▸ Exercise instructions
Reproduce the entries shown below only from the line with "Give me the matplotlib source for this chart." down to the line with "plt.rcParams['lines.scale_dashes'] = False", keeping both end lines and copying each one exactly.

▸ Data for this task

::::::::

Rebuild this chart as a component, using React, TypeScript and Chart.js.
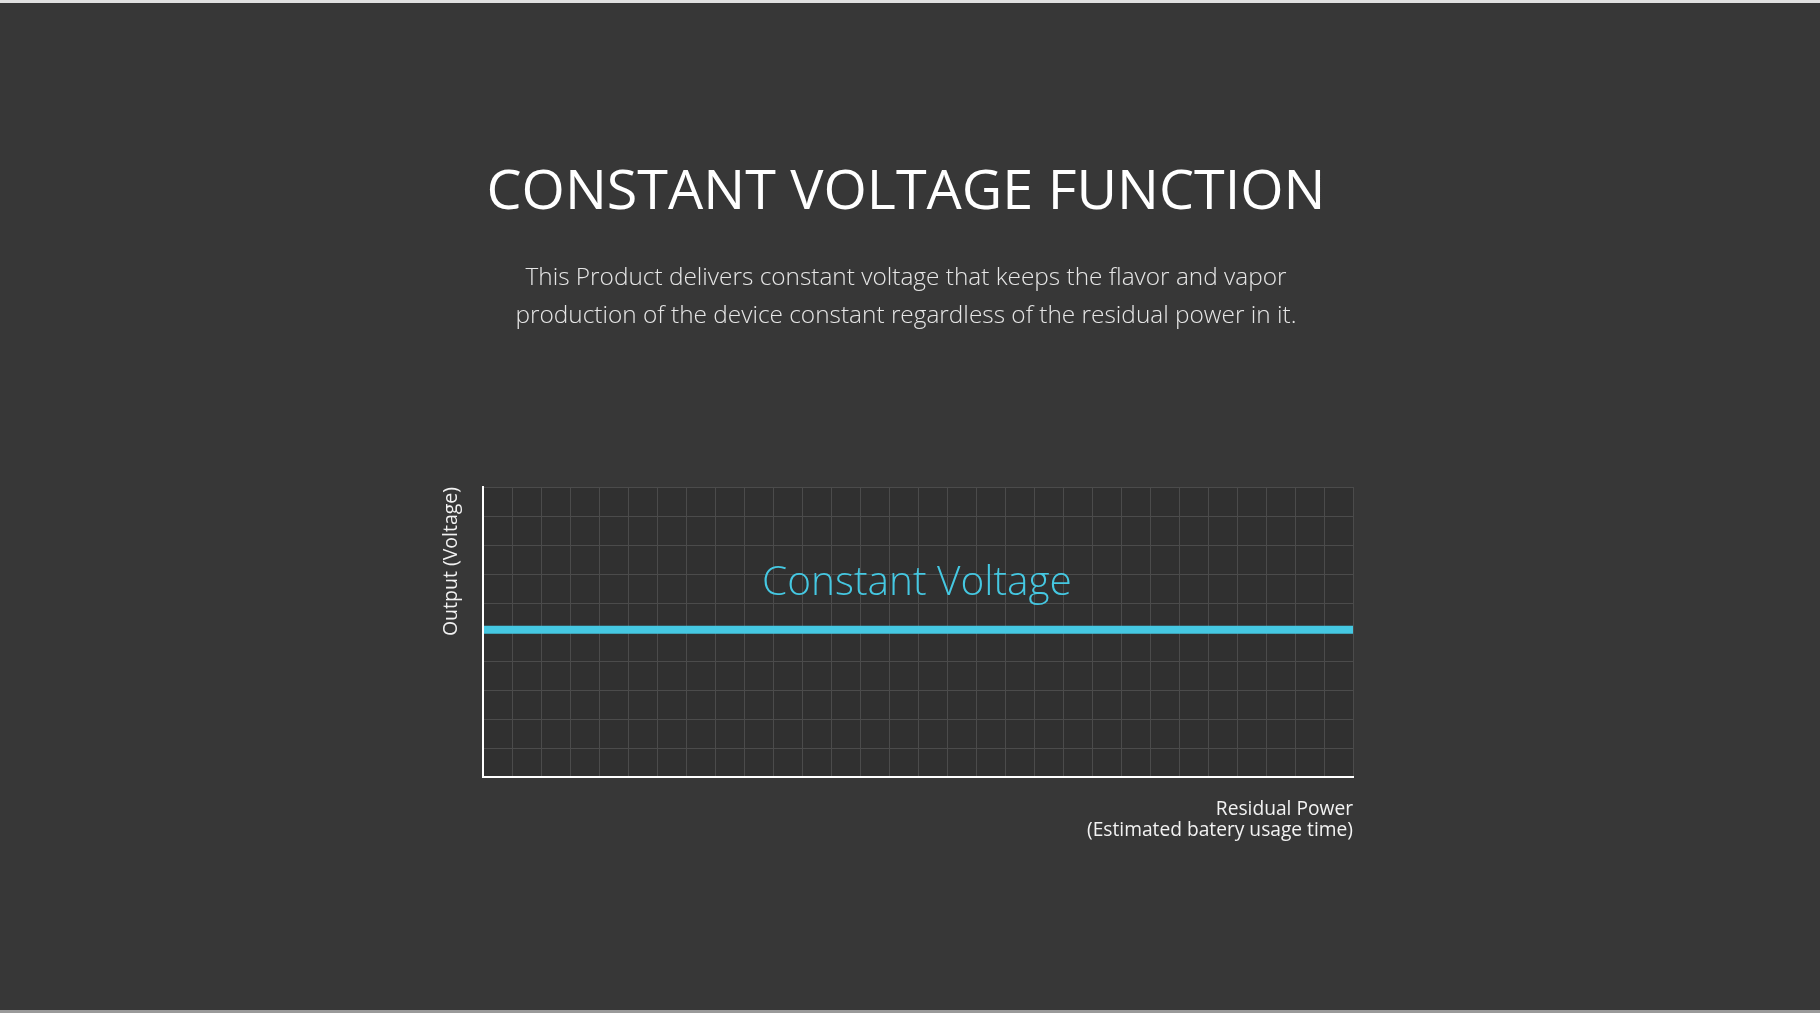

::::::::

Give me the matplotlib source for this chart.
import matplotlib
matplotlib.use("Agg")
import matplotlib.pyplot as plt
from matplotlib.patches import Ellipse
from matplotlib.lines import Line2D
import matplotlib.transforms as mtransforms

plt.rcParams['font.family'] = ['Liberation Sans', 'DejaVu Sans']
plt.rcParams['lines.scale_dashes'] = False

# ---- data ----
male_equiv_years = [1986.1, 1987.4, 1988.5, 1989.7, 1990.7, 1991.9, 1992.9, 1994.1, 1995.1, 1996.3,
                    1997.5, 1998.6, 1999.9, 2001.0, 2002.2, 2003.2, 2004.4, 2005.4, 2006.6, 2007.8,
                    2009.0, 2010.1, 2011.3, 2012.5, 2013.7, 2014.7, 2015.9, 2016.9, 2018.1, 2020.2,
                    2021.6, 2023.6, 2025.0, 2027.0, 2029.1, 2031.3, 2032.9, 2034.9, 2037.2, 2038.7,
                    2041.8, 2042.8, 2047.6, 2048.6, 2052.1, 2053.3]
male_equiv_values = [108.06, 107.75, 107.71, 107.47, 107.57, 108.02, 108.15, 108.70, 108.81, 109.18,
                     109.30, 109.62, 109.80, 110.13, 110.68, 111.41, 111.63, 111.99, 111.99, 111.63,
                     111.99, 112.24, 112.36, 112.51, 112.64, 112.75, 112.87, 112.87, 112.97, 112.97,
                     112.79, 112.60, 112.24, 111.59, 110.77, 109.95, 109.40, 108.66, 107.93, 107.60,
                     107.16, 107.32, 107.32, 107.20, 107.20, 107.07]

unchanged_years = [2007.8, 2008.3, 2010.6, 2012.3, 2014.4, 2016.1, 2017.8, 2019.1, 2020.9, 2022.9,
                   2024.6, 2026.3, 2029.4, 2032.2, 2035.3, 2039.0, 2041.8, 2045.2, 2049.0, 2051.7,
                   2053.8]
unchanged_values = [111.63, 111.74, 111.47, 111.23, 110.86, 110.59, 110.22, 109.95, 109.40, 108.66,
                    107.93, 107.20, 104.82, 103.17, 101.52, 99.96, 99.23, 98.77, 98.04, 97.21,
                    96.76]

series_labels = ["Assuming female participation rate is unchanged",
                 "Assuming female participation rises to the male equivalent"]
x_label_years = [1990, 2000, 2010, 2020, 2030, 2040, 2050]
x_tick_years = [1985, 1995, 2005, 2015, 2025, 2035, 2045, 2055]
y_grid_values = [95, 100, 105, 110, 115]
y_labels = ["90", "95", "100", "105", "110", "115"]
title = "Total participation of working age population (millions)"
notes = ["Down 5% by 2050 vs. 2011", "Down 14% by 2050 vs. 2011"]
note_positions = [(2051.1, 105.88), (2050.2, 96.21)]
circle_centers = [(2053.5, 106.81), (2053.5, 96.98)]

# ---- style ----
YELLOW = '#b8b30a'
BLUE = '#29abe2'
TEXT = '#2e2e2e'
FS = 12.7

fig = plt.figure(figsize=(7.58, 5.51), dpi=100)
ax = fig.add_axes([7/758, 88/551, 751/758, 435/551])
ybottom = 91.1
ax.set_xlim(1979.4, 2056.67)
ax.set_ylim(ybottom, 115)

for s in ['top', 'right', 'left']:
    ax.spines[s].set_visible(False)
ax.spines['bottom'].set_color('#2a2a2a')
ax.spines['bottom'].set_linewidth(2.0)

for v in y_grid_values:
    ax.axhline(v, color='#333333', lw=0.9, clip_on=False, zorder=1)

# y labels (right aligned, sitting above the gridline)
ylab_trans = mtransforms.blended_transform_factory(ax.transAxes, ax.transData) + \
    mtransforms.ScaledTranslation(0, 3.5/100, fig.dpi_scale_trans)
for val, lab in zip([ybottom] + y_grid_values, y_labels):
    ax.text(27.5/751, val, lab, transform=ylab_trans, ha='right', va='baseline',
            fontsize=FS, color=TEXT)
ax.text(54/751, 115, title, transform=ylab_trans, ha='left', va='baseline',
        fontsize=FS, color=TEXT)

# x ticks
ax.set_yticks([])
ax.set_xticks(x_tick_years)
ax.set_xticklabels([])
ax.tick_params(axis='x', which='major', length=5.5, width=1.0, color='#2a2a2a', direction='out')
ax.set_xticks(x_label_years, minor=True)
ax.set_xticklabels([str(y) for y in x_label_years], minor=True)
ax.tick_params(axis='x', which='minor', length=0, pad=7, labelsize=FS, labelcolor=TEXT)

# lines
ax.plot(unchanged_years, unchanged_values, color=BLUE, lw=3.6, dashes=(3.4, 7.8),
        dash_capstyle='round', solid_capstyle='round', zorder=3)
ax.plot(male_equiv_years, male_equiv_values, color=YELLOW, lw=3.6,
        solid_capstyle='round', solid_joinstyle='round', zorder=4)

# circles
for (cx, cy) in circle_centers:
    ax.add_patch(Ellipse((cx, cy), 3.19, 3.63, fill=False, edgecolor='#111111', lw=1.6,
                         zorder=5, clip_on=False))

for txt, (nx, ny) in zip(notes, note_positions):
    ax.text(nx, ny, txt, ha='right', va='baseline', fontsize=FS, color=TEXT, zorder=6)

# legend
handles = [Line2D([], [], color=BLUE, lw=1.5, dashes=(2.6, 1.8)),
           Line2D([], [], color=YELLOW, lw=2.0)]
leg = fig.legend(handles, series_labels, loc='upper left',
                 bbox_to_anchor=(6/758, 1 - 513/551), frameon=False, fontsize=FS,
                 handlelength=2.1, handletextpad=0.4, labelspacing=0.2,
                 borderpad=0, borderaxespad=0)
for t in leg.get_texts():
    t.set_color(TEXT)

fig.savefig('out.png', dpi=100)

::::::::

▸ Answer in full
Give me the matplotlib source for this chart.
import matplotlib
matplotlib.use("Agg")
import matplotlib.pyplot as plt
from matplotlib.patches import Ellipse
from matplotlib.lines import Line2D
import matplotlib.transforms as mtransforms

plt.rcParams['font.family'] = ['Liberation Sans', 'DejaVu Sans']
plt.rcParams['lines.scale_dashes'] = False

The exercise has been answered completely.